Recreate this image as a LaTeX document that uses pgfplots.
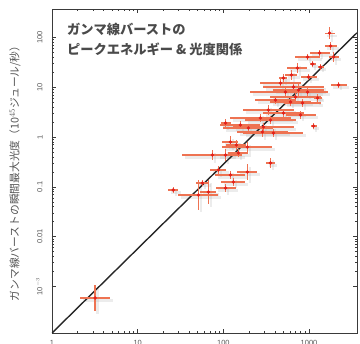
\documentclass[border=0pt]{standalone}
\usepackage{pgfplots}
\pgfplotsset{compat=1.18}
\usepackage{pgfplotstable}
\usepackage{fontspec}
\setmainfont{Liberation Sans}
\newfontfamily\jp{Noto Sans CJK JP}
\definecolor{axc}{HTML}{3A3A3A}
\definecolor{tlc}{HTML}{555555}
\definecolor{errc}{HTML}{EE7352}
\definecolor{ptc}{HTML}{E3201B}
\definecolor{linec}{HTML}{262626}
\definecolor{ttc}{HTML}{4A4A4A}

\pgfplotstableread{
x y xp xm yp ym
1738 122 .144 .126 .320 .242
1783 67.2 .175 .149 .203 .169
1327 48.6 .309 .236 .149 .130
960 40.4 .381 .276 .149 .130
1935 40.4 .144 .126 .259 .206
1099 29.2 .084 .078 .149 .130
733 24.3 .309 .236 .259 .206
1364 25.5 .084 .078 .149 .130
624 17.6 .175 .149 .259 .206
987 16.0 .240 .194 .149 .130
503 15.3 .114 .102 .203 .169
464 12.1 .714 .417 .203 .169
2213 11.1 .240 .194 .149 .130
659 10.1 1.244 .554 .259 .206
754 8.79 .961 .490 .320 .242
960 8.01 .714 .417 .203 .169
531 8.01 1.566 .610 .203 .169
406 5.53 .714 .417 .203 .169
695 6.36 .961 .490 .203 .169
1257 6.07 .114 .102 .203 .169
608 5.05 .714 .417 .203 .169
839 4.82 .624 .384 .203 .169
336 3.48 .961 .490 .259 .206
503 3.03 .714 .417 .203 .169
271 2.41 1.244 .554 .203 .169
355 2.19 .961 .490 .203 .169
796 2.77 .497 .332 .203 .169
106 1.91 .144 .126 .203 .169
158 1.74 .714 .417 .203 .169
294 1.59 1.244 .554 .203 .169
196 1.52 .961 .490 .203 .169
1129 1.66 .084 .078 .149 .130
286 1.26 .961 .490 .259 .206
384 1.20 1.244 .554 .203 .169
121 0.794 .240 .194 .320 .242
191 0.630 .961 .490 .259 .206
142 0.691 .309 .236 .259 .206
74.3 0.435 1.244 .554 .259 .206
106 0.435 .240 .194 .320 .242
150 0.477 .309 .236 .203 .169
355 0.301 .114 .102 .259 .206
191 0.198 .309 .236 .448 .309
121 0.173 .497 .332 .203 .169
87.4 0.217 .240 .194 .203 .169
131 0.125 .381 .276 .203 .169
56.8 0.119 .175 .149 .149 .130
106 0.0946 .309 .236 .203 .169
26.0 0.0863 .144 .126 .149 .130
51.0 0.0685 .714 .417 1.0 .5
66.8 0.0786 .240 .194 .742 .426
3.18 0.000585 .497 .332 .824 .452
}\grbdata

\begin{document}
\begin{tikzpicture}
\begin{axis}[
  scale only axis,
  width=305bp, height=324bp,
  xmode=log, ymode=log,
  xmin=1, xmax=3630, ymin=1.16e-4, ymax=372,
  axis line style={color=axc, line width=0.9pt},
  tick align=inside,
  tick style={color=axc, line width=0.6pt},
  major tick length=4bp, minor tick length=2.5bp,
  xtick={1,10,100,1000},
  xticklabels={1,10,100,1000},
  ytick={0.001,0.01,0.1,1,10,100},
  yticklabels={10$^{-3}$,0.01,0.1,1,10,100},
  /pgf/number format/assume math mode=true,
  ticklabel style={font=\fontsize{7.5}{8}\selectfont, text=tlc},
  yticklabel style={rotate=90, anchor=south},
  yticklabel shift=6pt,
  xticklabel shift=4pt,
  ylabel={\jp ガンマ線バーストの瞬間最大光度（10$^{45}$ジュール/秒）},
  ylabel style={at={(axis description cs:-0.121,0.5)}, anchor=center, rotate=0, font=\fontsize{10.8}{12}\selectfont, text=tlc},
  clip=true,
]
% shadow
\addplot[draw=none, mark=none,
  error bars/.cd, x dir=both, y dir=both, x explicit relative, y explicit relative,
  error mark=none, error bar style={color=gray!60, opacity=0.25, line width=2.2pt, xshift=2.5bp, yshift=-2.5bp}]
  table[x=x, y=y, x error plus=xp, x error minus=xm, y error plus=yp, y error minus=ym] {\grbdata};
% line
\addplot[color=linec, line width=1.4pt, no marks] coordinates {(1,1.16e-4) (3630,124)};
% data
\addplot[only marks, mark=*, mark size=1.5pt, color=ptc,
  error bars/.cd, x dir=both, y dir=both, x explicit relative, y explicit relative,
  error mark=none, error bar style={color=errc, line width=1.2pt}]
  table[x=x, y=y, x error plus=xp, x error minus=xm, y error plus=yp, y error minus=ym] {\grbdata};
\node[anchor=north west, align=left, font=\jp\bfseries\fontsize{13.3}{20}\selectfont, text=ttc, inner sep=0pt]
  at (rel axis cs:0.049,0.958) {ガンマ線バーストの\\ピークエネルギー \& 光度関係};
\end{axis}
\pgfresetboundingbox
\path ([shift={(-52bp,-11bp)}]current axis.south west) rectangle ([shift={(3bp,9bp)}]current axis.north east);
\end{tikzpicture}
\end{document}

= = = =

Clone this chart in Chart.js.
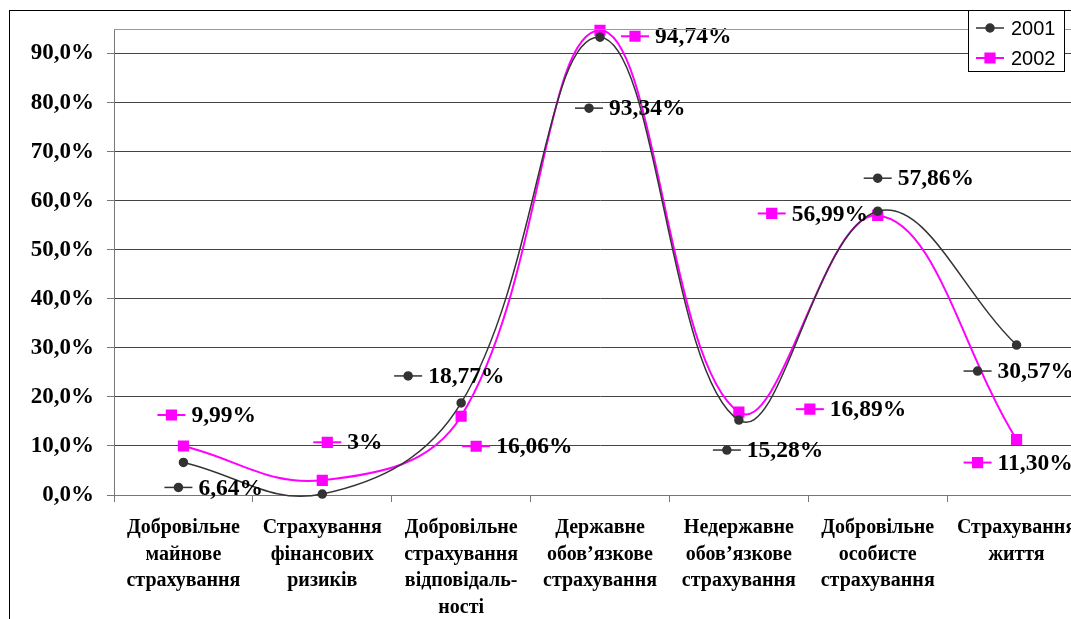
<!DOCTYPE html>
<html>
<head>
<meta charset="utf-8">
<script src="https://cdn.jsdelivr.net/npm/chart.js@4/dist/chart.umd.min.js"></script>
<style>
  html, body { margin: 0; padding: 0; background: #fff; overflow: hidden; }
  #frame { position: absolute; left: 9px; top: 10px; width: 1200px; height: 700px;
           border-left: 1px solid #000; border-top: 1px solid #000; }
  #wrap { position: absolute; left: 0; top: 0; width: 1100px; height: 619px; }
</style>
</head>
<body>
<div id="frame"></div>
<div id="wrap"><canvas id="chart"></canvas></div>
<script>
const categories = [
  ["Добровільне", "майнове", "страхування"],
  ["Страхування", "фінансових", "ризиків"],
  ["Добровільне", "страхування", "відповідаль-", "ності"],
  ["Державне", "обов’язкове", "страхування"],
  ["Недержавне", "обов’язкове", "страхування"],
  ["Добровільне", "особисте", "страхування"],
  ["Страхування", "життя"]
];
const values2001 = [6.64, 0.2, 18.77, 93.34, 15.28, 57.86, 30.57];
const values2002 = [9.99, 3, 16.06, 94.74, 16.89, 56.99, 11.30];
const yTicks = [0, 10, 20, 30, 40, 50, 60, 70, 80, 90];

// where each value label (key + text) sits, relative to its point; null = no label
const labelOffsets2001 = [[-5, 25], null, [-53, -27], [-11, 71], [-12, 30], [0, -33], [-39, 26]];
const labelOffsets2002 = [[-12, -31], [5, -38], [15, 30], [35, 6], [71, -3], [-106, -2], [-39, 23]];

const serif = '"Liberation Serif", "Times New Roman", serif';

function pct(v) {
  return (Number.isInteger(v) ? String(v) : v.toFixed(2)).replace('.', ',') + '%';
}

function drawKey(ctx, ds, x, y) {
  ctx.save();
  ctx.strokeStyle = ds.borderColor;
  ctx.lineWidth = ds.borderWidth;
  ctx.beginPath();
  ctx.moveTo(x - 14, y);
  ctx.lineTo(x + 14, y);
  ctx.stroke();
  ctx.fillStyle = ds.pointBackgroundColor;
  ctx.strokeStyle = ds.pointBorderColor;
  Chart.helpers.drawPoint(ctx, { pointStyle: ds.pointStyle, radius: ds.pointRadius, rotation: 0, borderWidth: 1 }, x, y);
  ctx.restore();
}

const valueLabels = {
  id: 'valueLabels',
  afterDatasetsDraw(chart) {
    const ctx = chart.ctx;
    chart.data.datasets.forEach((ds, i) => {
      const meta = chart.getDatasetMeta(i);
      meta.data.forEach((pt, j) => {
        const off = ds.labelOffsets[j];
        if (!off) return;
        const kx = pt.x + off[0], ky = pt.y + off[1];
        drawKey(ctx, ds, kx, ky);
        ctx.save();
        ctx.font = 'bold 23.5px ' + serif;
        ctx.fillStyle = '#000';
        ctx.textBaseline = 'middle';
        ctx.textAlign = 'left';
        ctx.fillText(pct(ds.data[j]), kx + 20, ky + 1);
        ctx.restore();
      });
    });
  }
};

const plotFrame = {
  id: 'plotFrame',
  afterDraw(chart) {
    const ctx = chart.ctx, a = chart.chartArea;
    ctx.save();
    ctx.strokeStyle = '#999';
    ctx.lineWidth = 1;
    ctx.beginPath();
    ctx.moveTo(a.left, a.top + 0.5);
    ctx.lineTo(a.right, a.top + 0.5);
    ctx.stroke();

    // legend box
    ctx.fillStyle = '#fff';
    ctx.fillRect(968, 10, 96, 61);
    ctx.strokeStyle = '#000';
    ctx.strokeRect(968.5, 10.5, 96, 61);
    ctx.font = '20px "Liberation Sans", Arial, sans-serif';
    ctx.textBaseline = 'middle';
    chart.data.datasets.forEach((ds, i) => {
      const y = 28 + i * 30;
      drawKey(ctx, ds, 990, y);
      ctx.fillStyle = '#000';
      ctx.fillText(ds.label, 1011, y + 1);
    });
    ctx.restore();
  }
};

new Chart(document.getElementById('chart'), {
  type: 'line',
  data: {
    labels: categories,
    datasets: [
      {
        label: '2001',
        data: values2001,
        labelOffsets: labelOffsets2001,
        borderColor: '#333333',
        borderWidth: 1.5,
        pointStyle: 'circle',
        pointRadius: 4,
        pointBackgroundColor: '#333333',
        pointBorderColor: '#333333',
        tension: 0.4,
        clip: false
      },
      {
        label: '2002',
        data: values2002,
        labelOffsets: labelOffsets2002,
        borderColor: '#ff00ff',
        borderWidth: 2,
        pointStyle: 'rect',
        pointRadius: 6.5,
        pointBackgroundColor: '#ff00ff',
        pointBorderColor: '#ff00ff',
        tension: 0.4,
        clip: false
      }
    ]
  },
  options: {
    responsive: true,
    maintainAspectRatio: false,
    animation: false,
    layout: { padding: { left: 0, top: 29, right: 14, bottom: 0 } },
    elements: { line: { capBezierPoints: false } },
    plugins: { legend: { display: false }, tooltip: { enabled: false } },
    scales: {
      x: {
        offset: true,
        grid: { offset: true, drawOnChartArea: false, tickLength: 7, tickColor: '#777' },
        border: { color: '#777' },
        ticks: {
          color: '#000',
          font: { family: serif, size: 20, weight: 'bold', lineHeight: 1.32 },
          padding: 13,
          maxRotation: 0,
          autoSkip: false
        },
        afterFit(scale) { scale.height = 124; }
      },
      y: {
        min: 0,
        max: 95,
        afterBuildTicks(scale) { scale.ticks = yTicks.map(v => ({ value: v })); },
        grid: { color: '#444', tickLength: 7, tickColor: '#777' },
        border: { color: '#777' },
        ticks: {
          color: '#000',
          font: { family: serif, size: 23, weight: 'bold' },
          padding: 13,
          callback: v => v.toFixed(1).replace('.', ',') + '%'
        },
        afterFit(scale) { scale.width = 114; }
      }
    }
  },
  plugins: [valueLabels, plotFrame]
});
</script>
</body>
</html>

= = = =

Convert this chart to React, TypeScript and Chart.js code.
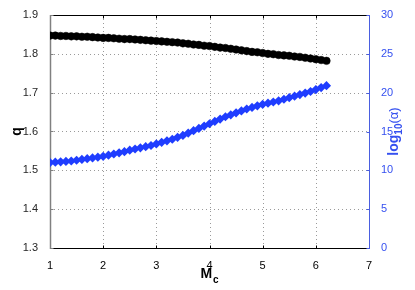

= = = =

• [WHAT TO DO]:
Go through the records above, find every line with the word "this", and list those lines.

• [FINAL RESULT]:
Recreate this image as a LaTeX document that uses pgfplots.
Clone this chart in Chart.js.
Convert this chart to React, TypeScript and Chart.js code.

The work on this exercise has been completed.